§ **WRITTEN PROBLEM**: Write out the records word for word, with no pictures.

§ **PROVIDED ENTRIES**:
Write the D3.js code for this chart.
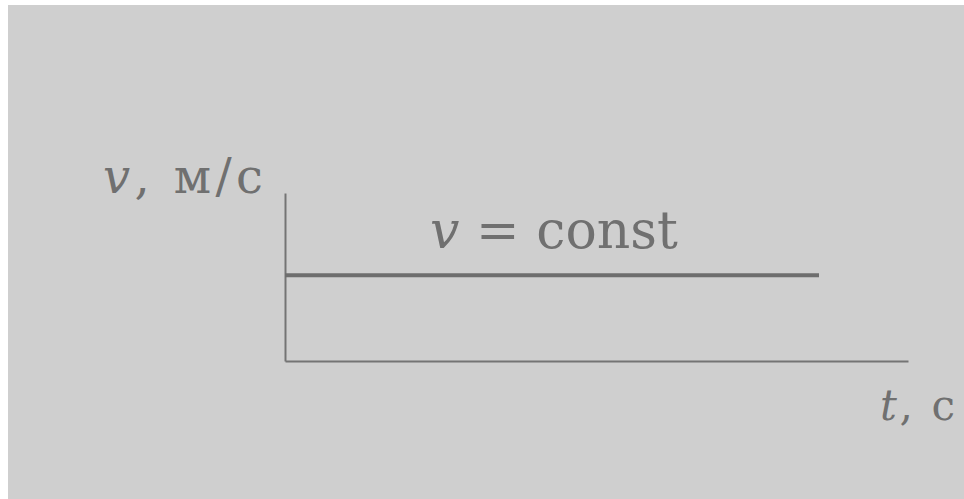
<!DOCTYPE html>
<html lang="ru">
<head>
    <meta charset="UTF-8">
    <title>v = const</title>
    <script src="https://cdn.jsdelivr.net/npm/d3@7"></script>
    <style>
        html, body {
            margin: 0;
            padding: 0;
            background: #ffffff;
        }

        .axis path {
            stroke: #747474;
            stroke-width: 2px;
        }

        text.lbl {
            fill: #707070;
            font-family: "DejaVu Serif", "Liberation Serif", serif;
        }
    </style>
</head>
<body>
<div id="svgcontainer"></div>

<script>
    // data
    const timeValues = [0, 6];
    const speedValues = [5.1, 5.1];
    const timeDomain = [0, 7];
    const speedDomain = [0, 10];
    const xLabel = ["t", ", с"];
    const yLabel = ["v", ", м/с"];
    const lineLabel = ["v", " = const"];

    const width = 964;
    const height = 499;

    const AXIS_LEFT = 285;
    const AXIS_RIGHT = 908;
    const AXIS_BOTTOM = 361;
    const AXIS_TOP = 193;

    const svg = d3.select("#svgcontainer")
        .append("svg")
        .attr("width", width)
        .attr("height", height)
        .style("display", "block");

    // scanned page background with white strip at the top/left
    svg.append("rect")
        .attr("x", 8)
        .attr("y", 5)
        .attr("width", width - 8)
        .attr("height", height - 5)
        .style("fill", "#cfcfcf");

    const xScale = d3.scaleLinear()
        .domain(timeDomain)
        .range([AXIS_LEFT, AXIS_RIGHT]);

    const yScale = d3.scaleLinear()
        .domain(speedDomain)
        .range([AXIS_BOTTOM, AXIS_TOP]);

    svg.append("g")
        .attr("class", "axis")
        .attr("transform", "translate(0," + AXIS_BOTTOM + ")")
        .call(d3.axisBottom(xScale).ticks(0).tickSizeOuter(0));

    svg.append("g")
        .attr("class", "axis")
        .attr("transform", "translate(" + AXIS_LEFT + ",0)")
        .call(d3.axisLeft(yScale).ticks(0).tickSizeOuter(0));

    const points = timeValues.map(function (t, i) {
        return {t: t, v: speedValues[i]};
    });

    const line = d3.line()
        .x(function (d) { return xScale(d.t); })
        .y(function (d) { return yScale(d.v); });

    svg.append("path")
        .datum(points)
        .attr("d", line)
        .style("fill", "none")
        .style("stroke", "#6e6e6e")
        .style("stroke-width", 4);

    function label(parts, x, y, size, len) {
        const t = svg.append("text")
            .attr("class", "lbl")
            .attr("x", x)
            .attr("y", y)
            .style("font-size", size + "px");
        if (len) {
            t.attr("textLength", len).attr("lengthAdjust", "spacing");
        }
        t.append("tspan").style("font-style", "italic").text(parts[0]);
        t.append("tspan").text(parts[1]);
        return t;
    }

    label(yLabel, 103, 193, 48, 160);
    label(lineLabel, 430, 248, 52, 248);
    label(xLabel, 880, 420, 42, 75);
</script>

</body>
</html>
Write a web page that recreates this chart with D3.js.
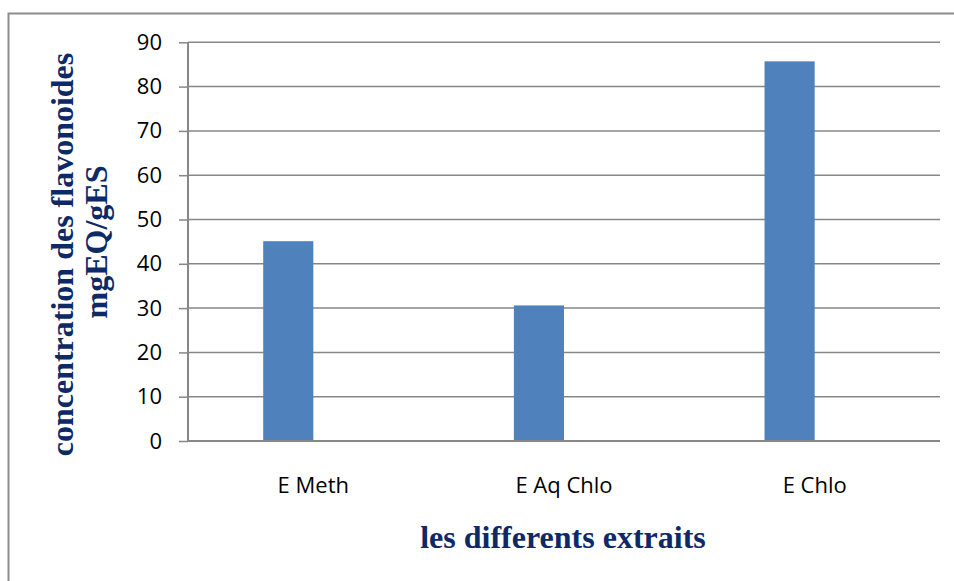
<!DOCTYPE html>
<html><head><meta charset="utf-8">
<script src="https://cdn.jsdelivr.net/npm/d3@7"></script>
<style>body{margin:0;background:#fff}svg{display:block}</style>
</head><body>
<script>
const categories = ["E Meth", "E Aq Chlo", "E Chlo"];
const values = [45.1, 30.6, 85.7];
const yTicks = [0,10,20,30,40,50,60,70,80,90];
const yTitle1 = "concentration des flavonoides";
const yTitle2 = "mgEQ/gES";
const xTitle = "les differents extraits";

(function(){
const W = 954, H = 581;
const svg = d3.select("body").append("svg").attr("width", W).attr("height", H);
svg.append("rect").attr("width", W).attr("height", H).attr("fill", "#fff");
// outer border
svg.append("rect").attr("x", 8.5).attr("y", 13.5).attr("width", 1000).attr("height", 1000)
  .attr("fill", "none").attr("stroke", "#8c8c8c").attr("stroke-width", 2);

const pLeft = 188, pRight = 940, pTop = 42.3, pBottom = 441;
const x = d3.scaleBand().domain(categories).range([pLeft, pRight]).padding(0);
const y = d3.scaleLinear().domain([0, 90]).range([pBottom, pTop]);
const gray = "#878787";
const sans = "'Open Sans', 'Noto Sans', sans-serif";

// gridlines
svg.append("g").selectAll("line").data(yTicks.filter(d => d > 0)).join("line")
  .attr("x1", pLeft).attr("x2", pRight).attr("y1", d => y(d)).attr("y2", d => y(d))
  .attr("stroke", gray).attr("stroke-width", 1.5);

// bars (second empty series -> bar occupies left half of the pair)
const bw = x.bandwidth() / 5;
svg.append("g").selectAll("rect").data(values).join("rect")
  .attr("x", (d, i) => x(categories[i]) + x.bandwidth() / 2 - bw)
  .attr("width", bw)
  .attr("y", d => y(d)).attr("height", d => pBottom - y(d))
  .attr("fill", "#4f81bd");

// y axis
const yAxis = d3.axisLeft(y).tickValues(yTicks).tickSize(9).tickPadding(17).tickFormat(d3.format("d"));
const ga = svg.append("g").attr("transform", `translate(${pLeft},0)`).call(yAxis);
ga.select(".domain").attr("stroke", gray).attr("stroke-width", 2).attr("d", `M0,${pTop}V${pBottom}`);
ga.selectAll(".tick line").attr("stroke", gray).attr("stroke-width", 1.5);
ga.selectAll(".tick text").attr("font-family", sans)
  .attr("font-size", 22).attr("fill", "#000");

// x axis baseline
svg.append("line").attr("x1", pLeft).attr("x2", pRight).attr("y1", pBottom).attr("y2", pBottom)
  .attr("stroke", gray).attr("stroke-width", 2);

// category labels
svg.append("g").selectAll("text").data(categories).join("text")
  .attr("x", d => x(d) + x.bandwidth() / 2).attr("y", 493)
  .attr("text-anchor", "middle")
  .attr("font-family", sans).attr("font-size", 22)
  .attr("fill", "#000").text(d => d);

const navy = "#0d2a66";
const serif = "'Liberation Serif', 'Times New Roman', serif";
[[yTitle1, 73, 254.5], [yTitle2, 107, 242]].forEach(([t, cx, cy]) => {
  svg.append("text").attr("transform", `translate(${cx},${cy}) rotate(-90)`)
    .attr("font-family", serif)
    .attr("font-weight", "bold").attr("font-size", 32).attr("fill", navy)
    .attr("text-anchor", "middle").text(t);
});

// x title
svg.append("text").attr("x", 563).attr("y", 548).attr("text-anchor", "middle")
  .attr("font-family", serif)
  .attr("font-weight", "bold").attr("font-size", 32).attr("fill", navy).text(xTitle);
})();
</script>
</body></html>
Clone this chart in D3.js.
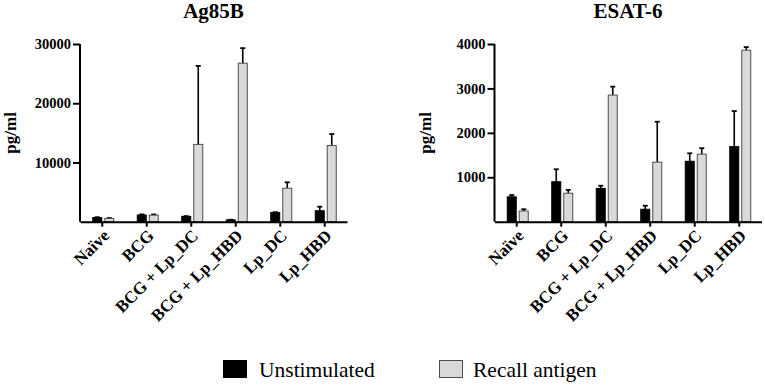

§ **SOLUTION FOR THIS TASK**:
Write the D3.js code for this chart.
<!DOCTYPE html>
<html lang="ru">
<head>
    <meta charset="UTF-8">
    <title>v = const</title>
    <script src="https://cdn.jsdelivr.net/npm/d3@7"></script>
    <style>
        html, body {
            margin: 0;
            padding: 0;
            background: #ffffff;
        }

        .axis path {
            stroke: #747474;
            stroke-width: 2px;
        }

        text.lbl {
            fill: #707070;
            font-family: "DejaVu Serif", "Liberation Serif", serif;
        }
    </style>
</head>
<body>
<div id="svgcontainer"></div>

<script>
    // data
    const timeValues = [0, 6];
    const speedValues = [5.1, 5.1];
    const timeDomain = [0, 7];
    const speedDomain = [0, 10];
    const xLabel = ["t", ", с"];
    const yLabel = ["v", ", м/с"];
    const lineLabel = ["v", " = const"];

    const width = 964;
    const height = 499;

    const AXIS_LEFT = 285;
    const AXIS_RIGHT = 908;
    const AXIS_BOTTOM = 361;
    const AXIS_TOP = 193;

    const svg = d3.select("#svgcontainer")
        .append("svg")
        .attr("width", width)
        .attr("height", height)
        .style("display", "block");

    // scanned page background with white strip at the top/left
    svg.append("rect")
        .attr("x", 8)
        .attr("y", 5)
        .attr("width", width - 8)
        .attr("height", height - 5)
        .style("fill", "#cfcfcf");

    const xScale = d3.scaleLinear()
        .domain(timeDomain)
        .range([AXIS_LEFT, AXIS_RIGHT]);

    const yScale = d3.scaleLinear()
        .domain(speedDomain)
        .range([AXIS_BOTTOM, AXIS_TOP]);

    svg.append("g")
        .attr("class", "axis")
        .attr("transform", "translate(0," + AXIS_BOTTOM + ")")
        .call(d3.axisBottom(xScale).ticks(0).tickSizeOuter(0));

    svg.append("g")
        .attr("class", "axis")
        .attr("transform", "translate(" + AXIS_LEFT + ",0)")
        .call(d3.axisLeft(yScale).ticks(0).tickSizeOuter(0));

    const points = timeValues.map(function (t, i) {
        return {t: t, v: speedValues[i]};
    });

    const line = d3.line()
        .x(function (d) { return xScale(d.t); })
        .y(function (d) { return yScale(d.v); });

    svg.append("path")
        .datum(points)
        .attr("d", line)
        .style("fill", "none")
        .style("stroke", "#6e6e6e")
        .style("stroke-width", 4);

    function label(parts, x, y, size, len) {
        const t = svg.append("text")
            .attr("class", "lbl")
            .attr("x", x)
            .attr("y", y)
            .style("font-size", size + "px");
        if (len) {
            t.attr("textLength", len).attr("lengthAdjust", "spacing");
        }
        t.append("tspan").style("font-style", "italic").text(parts[0]);
        t.append("tspan").text(parts[1]);
        return t;
    }

    label(yLabel, 103, 193, 48, 160);
    label(lineLabel, 430, 248, 52, 248);
    label(xLabel, 880, 420, 42, 75);
</script>

</body>
</html>
Write a web page that recreates this chart with D3.js.
<!DOCTYPE html>
<html><head><meta charset="utf-8">
<script src="https://cdn.jsdelivr.net/npm/d3@7"></script>
<style>body{margin:0;background:#fff}svg{display:block}</style>
</head><body>
<script>
const categories = ["E Meth", "E Aq Chlo", "E Chlo"];
const values = [45.1, 30.6, 85.7];
const yTicks = [0,10,20,30,40,50,60,70,80,90];
const yTitle1 = "concentration des flavonoides";
const yTitle2 = "mgEQ/gES";
const xTitle = "les differents extraits";

(function(){
const W = 954, H = 581;
const svg = d3.select("body").append("svg").attr("width", W).attr("height", H);
svg.append("rect").attr("width", W).attr("height", H).attr("fill", "#fff");
// outer border
svg.append("rect").attr("x", 8.5).attr("y", 13.5).attr("width", 1000).attr("height", 1000)
  .attr("fill", "none").attr("stroke", "#8c8c8c").attr("stroke-width", 2);

const pLeft = 188, pRight = 940, pTop = 42.3, pBottom = 441;
const x = d3.scaleBand().domain(categories).range([pLeft, pRight]).padding(0);
const y = d3.scaleLinear().domain([0, 90]).range([pBottom, pTop]);
const gray = "#878787";
const sans = "'Open Sans', 'Noto Sans', sans-serif";

// gridlines
svg.append("g").selectAll("line").data(yTicks.filter(d => d > 0)).join("line")
  .attr("x1", pLeft).attr("x2", pRight).attr("y1", d => y(d)).attr("y2", d => y(d))
  .attr("stroke", gray).attr("stroke-width", 1.5);

// bars (second empty series -> bar occupies left half of the pair)
const bw = x.bandwidth() / 5;
svg.append("g").selectAll("rect").data(values).join("rect")
  .attr("x", (d, i) => x(categories[i]) + x.bandwidth() / 2 - bw)
  .attr("width", bw)
  .attr("y", d => y(d)).attr("height", d => pBottom - y(d))
  .attr("fill", "#4f81bd");

// y axis
const yAxis = d3.axisLeft(y).tickValues(yTicks).tickSize(9).tickPadding(17).tickFormat(d3.format("d"));
const ga = svg.append("g").attr("transform", `translate(${pLeft},0)`).call(yAxis);
ga.select(".domain").attr("stroke", gray).attr("stroke-width", 2).attr("d", `M0,${pTop}V${pBottom}`);
ga.selectAll(".tick line").attr("stroke", gray).attr("stroke-width", 1.5);
ga.selectAll(".tick text").attr("font-family", sans)
  .attr("font-size", 22).attr("fill", "#000");

// x axis baseline
svg.append("line").attr("x1", pLeft).attr("x2", pRight).attr("y1", pBottom).attr("y2", pBottom)
  .attr("stroke", gray).attr("stroke-width", 2);

// category labels
svg.append("g").selectAll("text").data(categories).join("text")
  .attr("x", d => x(d) + x.bandwidth() / 2).attr("y", 493)
  .attr("text-anchor", "middle")
  .attr("font-family", sans).attr("font-size", 22)
  .attr("fill", "#000").text(d => d);

const navy = "#0d2a66";
const serif = "'Liberation Serif', 'Times New Roman', serif";
[[yTitle1, 73, 254.5], [yTitle2, 107, 242]].forEach(([t, cx, cy]) => {
  svg.append("text").attr("transform", `translate(${cx},${cy}) rotate(-90)`)
    .attr("font-family", serif)
    .attr("font-weight", "bold").attr("font-size", 32).attr("fill", navy)
    .attr("text-anchor", "middle").text(t);
});

// x title
svg.append("text").attr("x", 563).attr("y", 548).attr("text-anchor", "middle")
  .attr("font-family", serif)
  .attr("font-weight", "bold").attr("font-size", 32).attr("fill", navy).text(xTitle);
})();
</script>
</body></html>
Clone this chart in D3.js.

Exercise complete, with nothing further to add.